Combine with other data sources: Never use Google Trends in isolation. Cross-reference with your own analytics, keyword tools, and actual business results. Trends shows interest, but you need to validate that interest converts.
Set up regular check-ins: Make Google Trends part of your monthly SEO routine. Check your main topics regularly to spot new rising queries and catch declining trends before they hurt you.
Focus on trajectory, not absolute position: A keyword at 30 trending up is better than a keyword at 60 trending down. The direction matters more than the current score.
Look for sustained growth, not spikes: A sudden spike might be a one-time event or news story. Look for steady, consistent growth over months or quarters. That's sustainable demand you can build a content strategy around.
Google Trends isn't just a free tool—it's a window into the collective mind of internet users. While other tools tell you what people searched for last month, Google Trends shows you where interest is headed and why.
The strategies in this guide give you a framework for using Google Trends for your entire SEO workflow in 2026: from discovering breakout opportunities and validating keyword ideas, to timing your content releases and finding gaps your competitors miss. But the real power comes from making it a habit.
Set aside 30 minutes once a month to check Google Trends for your core topics. Watch for rising queries. Monitor your seasonal patterns. Track whether your main keywords are growing or declining. These regular check-ins will help you spot opportunities early and avoid investing time in declining topics.
Remember: Google Trends shows you what people care about right now and how that's changing. Your job is to create content that matches that interest before everyone else catches on.

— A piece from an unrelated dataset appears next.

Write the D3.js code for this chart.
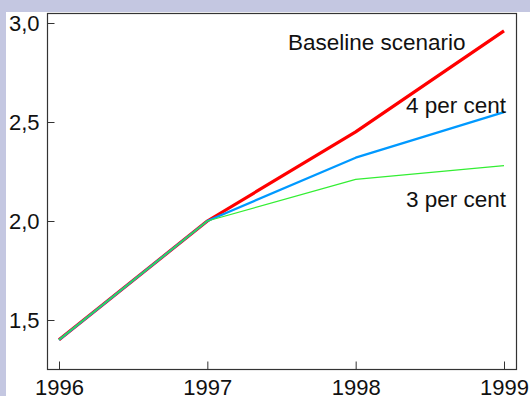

Start today. Open Google Trends, enter your main topic, and spend 10 minutes exploring. Look at the related queries, check the geographic data, switch between different time ranges. You'll find something you didn't know—something that could inform your next piece of content or change your strategy entirely.
The best time to start using Google Trends was five years ago. The second best time is right now.